◆ What needs to be done:
Without including any images, repeat the data exactly.

╭──

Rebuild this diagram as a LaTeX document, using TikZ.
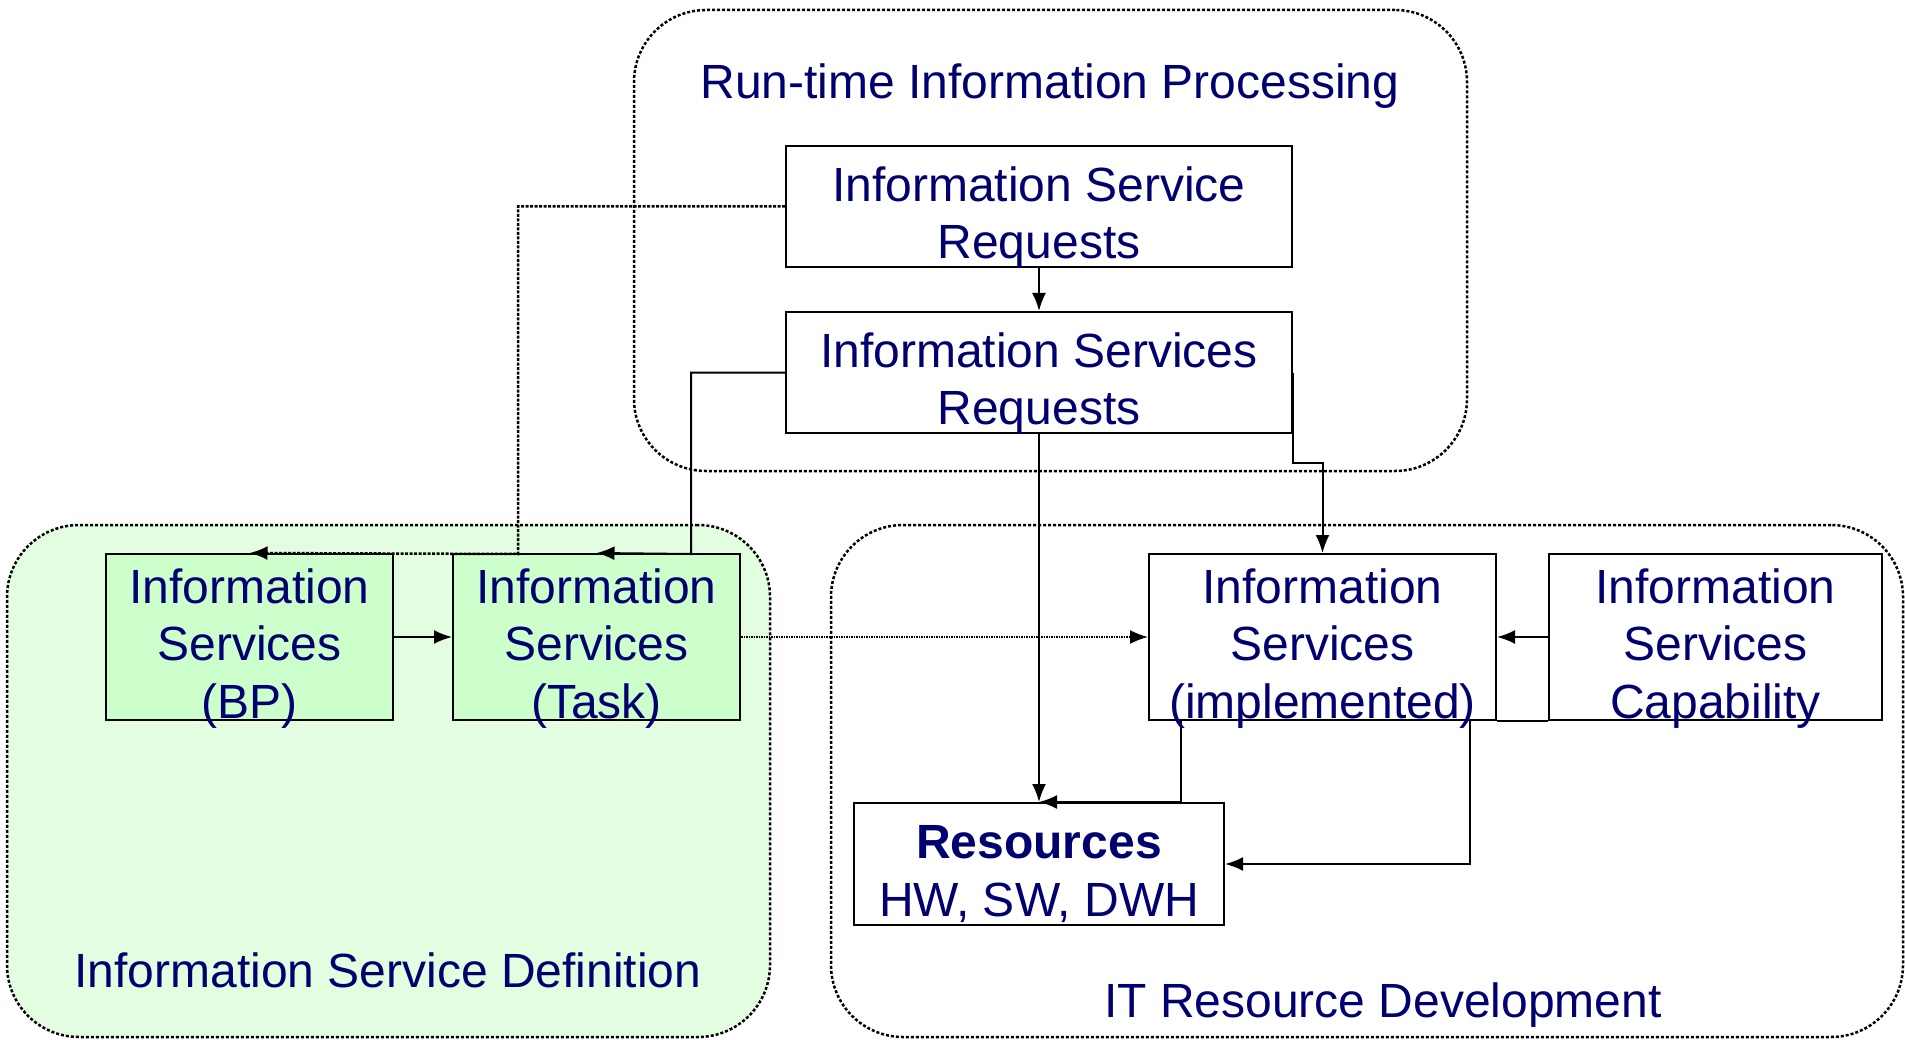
\documentclass[tikz,border=0pt]{standalone}
\usepackage{fontspec}
\setmainfont{Liberation Sans}
\usetikzlibrary{arrows.meta}
\definecolor{navy}{RGB}{0,0,110}
\definecolor{grnbg}{RGB}{226,253,224}
\definecolor{grnbox}{RGB}{204,255,204}
\begin{document}
\begin{tikzpicture}[x=1pt,y=-1pt,
  lbl/.style={text=navy, font=\fontsize{48}{57.7}\selectfont, align=center, inner sep=0pt},
  box/.style={draw=black, line width=2pt, inner sep=0pt, fill=white},
  gbox/.style={box, fill=grnbox},
  cont/.style={draw=black, line width=2.5pt, dash pattern=on 3pt off 2pt, rounded corners=72pt, inner sep=0pt},
  conn/.style={draw=black, line width=2pt, -{Latex[length=18pt,width=14pt]}},
  dotconn/.style={conn, line width=2.5pt, dash pattern=on 3pt off 1.5pt},
  fineconn/.style={conn, line width=1.8pt, dash pattern=on 1.5pt off 1pt},
  plain/.style={draw=black, line width=2pt}]
\useasboundingbox (0,0) rectangle (1905,1040);
% containers
\node[cont, fill=grnbg, minimum width=763pt, minimum height=512pt] (isd) at (388.5,781) {};
\node[cont, minimum width=833pt, minimum height=461pt] (rt) at (1050.5,240.5) {};
\node[cont, minimum width=1072pt, minimum height=512pt] (itr) at (1367,781) {};
\node[lbl, anchor=base] (rtt) at (1050,99) {Run-time Information Processing};
\node[lbl, anchor=base] (isdt) at (388,987) {Information Service Definition};
\node[lbl, anchor=base] (itrt) at (1383,1017) {IT Resource Development};
% boxes
\node[box, minimum width=506pt, minimum height=121pt] (isr) at (1039,206.5) {};
\node[box, minimum width=506pt, minimum height=121pt] (issr) at (1039,372.5) {};
\node[gbox, minimum width=287pt, minimum height=166pt] (bp) at (249.5,637) {};
\node[gbox, minimum width=287pt, minimum height=166pt] (task) at (596.5,637) {};
\node[box, minimum width=347pt, minimum height=166pt] (impl) at (1322.5,637) {};
\node[box, minimum width=333pt, minimum height=166pt] (cap) at (1715.5,637) {};
\node[box, minimum width=370pt, minimum height=122pt] (res) at (1039,864) {};
% coordinates
\coordinate (d1) at (518,554);
\coordinate (j1) at (691,554);
\coordinate (j2) at (1322.5,463);
\coordinate (j3) at (1181,720);
\coordinate (j4) at (1469.5,720);
% connectors
\draw[conn] (isr.south) -- (issr.north);
\draw[dotconn] (isr.west) -| (d1) -- (bp.north);
\draw[conn] (issr.west) -| (j1) -- (task.north);
\draw[conn] (bp.east) -- (task.west);
\draw[fineconn] (task.east) -- (impl.west);
\draw[conn] (issr.south) -- (res.north);
\draw[conn] (issr.east) |- (j2) -- (impl.north);
\draw[conn] (cap.west) -- (impl.east);
\draw[conn] (j3) |- (res.north);
\draw[conn] (j4) |- (res.east);
\draw[plain] (impl.south east) -- (cap.south west);
% labels
\node[lbl] (isrl) at (1039,217.5) {Information Service\\Requests};
\node[lbl] (issrl) at (1039,383.5) {Information Services\\Requests};
\node[lbl] (bpl) at (249.5,648.4) {Information\\Services\\(BP)};
\node[lbl] (taskl) at (596.5,648.4) {Information\\Services\\(Task)};
\node[lbl] (impll) at (1322.5,648.4) {Information\\Services\\(implemented)};
\node[lbl] (capl) at (1715.5,648.4) {Information\\Services\\Capability};
\node[lbl] (resl) at (1039,874) {\textbf{Resources}\\HW, SW, DWH};
\end{tikzpicture}
\end{document}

╰──

◆ Exercise result:
Rebuild this diagram as a LaTeX document, using TikZ.
\documentclass[tikz,border=0pt]{standalone}
\usepackage{fontspec}
\setmainfont{Liberation Sans}
\usetikzlibrary{arrows.meta}
\definecolor{navy}{RGB}{0,0,110}
\definecolor{grnbg}{RGB}{226,253,224}
\definecolor{grnbox}{RGB}{204,255,204}
\begin{document}
\begin{tikzpicture}[x=1pt,y=-1pt,
  lbl/.style={text=navy, font=\fontsize{48}{57.7}\selectfont, align=center, inner sep=0pt},
  box/.style={draw=black, line width=2pt, inner sep=0pt, fill=white},
  gbox/.style={box, fill=grnbox},
  cont/.style={draw=black, line width=2.5pt, dash pattern=on 3pt off 2pt, rounded corners=72pt, inner sep=0pt},
  conn/.style={draw=black, line width=2pt, -{Latex[length=18pt,width=14pt]}},
  dotconn/.style={conn, line width=2.5pt, dash pattern=on 3pt off 1.5pt},
  fineconn/.style={conn, line width=1.8pt, dash pattern=on 1.5pt off 1pt},
  plain/.style={draw=black, line width=2pt}]
\useasboundingbox (0,0) rectangle (1905,1040);
% containers
\node[cont, fill=grnbg, minimum width=763pt, minimum height=512pt] (isd) at (388.5,781) {};
\node[cont, minimum width=833pt, minimum height=461pt] (rt) at (1050.5,240.5) {};
\node[cont, minimum width=1072pt, minimum height=512pt] (itr) at (1367,781) {};
\node[lbl, anchor=base] (rtt) at (1050,99) {Run-time Information Processing};
\node[lbl, anchor=base] (isdt) at (388,987) {Information Service Definition};
\node[lbl, anchor=base] (itrt) at (1383,1017) {IT Resource Development};
% boxes
\node[box, minimum width=506pt, minimum height=121pt] (isr) at (1039,206.5) {};
\node[box, minimum width=506pt, minimum height=121pt] (issr) at (1039,372.5) {};
\node[gbox, minimum width=287pt, minimum height=166pt] (bp) at (249.5,637) {};
\node[gbox, minimum width=287pt, minimum height=166pt] (task) at (596.5,637) {};
\node[box, minimum width=347pt, minimum height=166pt] (impl) at (1322.5,637) {};
\node[box, minimum width=333pt, minimum height=166pt] (cap) at (1715.5,637) {};
\node[box, minimum width=370pt, minimum height=122pt] (res) at (1039,864) {};
% coordinates
\coordinate (d1) at (518,554);
\coordinate (j1) at (691,554);
\coordinate (j2) at (1322.5,463);
\coordinate (j3) at (1181,720);
\coordinate (j4) at (1469.5,720);
% connectors
\draw[conn] (isr.south) -- (issr.north);
\draw[dotconn] (isr.west) -| (d1) -- (bp.north);
\draw[conn] (issr.west) -| (j1) -- (task.north);
\draw[conn] (bp.east) -- (task.west);
\draw[fineconn] (task.east) -- (impl.west);
\draw[conn] (issr.south) -- (res.north);
\draw[conn] (issr.east) |- (j2) -- (impl.north);
\draw[conn] (cap.west) -- (impl.east);
\draw[conn] (j3) |- (res.north);
\draw[conn] (j4) |- (res.east);
\draw[plain] (impl.south east) -- (cap.south west);
% labels
\node[lbl] (isrl) at (1039,217.5) {Information Service\\Requests};
\node[lbl] (issrl) at (1039,383.5) {Information Services\\Requests};
\node[lbl] (bpl) at (249.5,648.4) {Information\\Services\\(BP)};
\node[lbl] (taskl) at (596.5,648.4) {Information\\Services\\(Task)};
\node[lbl] (impll) at (1322.5,648.4) {Information\\Services\\(implemented)};
\node[lbl] (capl) at (1715.5,648.4) {Information\\Services\\Capability};
\node[lbl] (resl) at (1039,874) {\textbf{Resources}\\HW, SW, DWH};
\end{tikzpicture}
\end{document}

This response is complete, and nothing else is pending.